DIRECTIVE:
Copy the material that follows word for word and omit its pictures.

DATASET EXTRACT:

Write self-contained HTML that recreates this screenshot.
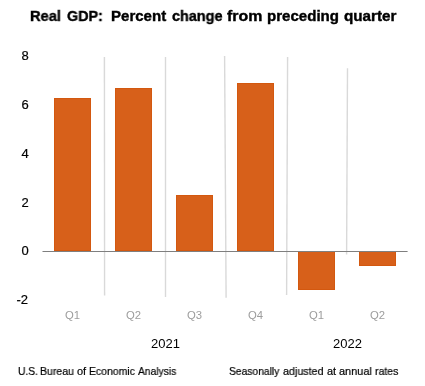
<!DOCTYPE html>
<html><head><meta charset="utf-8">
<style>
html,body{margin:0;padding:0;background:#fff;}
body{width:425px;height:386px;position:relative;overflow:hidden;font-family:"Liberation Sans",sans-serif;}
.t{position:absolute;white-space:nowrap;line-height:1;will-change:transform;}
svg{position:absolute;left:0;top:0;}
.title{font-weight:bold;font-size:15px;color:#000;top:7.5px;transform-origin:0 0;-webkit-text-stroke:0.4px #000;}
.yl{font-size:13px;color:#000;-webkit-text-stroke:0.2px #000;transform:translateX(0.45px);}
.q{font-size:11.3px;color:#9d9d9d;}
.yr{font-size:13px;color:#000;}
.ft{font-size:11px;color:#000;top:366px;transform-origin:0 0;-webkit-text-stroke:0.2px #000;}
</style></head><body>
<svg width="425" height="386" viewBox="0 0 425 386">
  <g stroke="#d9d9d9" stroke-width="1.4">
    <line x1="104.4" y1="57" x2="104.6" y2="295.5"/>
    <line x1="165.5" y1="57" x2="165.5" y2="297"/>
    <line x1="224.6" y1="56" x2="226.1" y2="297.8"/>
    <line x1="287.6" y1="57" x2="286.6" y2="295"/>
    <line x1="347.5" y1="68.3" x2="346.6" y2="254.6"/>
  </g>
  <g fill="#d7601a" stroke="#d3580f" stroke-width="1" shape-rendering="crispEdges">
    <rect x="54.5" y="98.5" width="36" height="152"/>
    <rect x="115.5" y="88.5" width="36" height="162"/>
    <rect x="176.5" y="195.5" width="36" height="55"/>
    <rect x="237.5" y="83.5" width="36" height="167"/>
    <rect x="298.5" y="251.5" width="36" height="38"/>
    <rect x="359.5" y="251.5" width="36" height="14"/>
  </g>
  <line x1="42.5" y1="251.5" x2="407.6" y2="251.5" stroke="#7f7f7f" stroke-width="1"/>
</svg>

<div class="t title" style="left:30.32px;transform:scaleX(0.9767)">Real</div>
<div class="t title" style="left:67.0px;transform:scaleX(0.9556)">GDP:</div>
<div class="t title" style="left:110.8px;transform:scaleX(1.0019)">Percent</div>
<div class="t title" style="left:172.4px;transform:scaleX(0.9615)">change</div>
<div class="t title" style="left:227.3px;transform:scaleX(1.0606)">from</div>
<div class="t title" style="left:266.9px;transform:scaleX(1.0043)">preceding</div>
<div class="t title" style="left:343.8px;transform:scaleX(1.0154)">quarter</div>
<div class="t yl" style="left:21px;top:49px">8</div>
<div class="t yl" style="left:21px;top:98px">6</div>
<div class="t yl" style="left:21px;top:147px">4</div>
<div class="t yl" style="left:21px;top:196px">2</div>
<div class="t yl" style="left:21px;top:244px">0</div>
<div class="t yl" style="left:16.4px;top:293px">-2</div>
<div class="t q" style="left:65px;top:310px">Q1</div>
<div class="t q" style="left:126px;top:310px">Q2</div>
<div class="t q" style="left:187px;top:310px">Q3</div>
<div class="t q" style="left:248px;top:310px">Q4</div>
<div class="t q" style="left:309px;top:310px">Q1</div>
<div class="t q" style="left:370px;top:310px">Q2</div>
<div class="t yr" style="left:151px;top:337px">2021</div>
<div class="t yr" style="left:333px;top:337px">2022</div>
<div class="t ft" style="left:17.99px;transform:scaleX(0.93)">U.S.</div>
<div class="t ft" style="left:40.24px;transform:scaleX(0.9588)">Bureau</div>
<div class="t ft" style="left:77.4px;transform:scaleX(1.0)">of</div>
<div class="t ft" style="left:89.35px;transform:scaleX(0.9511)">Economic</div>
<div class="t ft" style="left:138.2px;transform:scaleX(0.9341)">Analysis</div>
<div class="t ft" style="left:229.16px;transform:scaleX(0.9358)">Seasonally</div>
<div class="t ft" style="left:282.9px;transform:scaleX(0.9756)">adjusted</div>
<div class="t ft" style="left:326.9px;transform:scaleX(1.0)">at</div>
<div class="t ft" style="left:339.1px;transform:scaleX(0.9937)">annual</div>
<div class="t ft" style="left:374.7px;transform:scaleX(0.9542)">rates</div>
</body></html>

TASK RESPONSE:
Write self-contained HTML that recreates this screenshot.
<!DOCTYPE html>
<html><head><meta charset="utf-8">
<style>
html,body{margin:0;padding:0;background:#fff;}
body{width:425px;height:386px;position:relative;overflow:hidden;font-family:"Liberation Sans",sans-serif;}
.t{position:absolute;white-space:nowrap;line-height:1;will-change:transform;}
svg{position:absolute;left:0;top:0;}
.title{font-weight:bold;font-size:15px;color:#000;top:7.5px;transform-origin:0 0;-webkit-text-stroke:0.4px #000;}
.yl{font-size:13px;color:#000;-webkit-text-stroke:0.2px #000;transform:translateX(0.45px);}
.q{font-size:11.3px;color:#9d9d9d;}
.yr{font-size:13px;color:#000;}
.ft{font-size:11px;color:#000;top:366px;transform-origin:0 0;-webkit-text-stroke:0.2px #000;}
</style></head><body>
<svg width="425" height="386" viewBox="0 0 425 386">
  <g stroke="#d9d9d9" stroke-width="1.4">
    <line x1="104.4" y1="57" x2="104.6" y2="295.5"/>
    <line x1="165.5" y1="57" x2="165.5" y2="297"/>
    <line x1="224.6" y1="56" x2="226.1" y2="297.8"/>
    <line x1="287.6" y1="57" x2="286.6" y2="295"/>
    <line x1="347.5" y1="68.3" x2="346.6" y2="254.6"/>
  </g>
  <g fill="#d7601a" stroke="#d3580f" stroke-width="1" shape-rendering="crispEdges">
    <rect x="54.5" y="98.5" width="36" height="152"/>
    <rect x="115.5" y="88.5" width="36" height="162"/>
    <rect x="176.5" y="195.5" width="36" height="55"/>
    <rect x="237.5" y="83.5" width="36" height="167"/>
    <rect x="298.5" y="251.5" width="36" height="38"/>
    <rect x="359.5" y="251.5" width="36" height="14"/>
  </g>
  <line x1="42.5" y1="251.5" x2="407.6" y2="251.5" stroke="#7f7f7f" stroke-width="1"/>
</svg>

<div class="t title" style="left:30.32px;transform:scaleX(0.9767)">Real</div>
<div class="t title" style="left:67.0px;transform:scaleX(0.9556)">GDP:</div>
<div class="t title" style="left:110.8px;transform:scaleX(1.0019)">Percent</div>
<div class="t title" style="left:172.4px;transform:scaleX(0.9615)">change</div>
<div class="t title" style="left:227.3px;transform:scaleX(1.0606)">from</div>
<div class="t title" style="left:266.9px;transform:scaleX(1.0043)">preceding</div>
<div class="t title" style="left:343.8px;transform:scaleX(1.0154)">quarter</div>
<div class="t yl" style="left:21px;top:49px">8</div>
<div class="t yl" style="left:21px;top:98px">6</div>
<div class="t yl" style="left:21px;top:147px">4</div>
<div class="t yl" style="left:21px;top:196px">2</div>
<div class="t yl" style="left:21px;top:244px">0</div>
<div class="t yl" style="left:16.4px;top:293px">-2</div>
<div class="t q" style="left:65px;top:310px">Q1</div>
<div class="t q" style="left:126px;top:310px">Q2</div>
<div class="t q" style="left:187px;top:310px">Q3</div>
<div class="t q" style="left:248px;top:310px">Q4</div>
<div class="t q" style="left:309px;top:310px">Q1</div>
<div class="t q" style="left:370px;top:310px">Q2</div>
<div class="t yr" style="left:151px;top:337px">2021</div>
<div class="t yr" style="left:333px;top:337px">2022</div>
<div class="t ft" style="left:17.99px;transform:scaleX(0.93)">U.S.</div>
<div class="t ft" style="left:40.24px;transform:scaleX(0.9588)">Bureau</div>
<div class="t ft" style="left:77.4px;transform:scaleX(1.0)">of</div>
<div class="t ft" style="left:89.35px;transform:scaleX(0.9511)">Economic</div>
<div class="t ft" style="left:138.2px;transform:scaleX(0.9341)">Analysis</div>
<div class="t ft" style="left:229.16px;transform:scaleX(0.9358)">Seasonally</div>
<div class="t ft" style="left:282.9px;transform:scaleX(0.9756)">adjusted</div>
<div class="t ft" style="left:326.9px;transform:scaleX(1.0)">at</div>
<div class="t ft" style="left:339.1px;transform:scaleX(0.9937)">annual</div>
<div class="t ft" style="left:374.7px;transform:scaleX(0.9542)">rates</div>
</body></html>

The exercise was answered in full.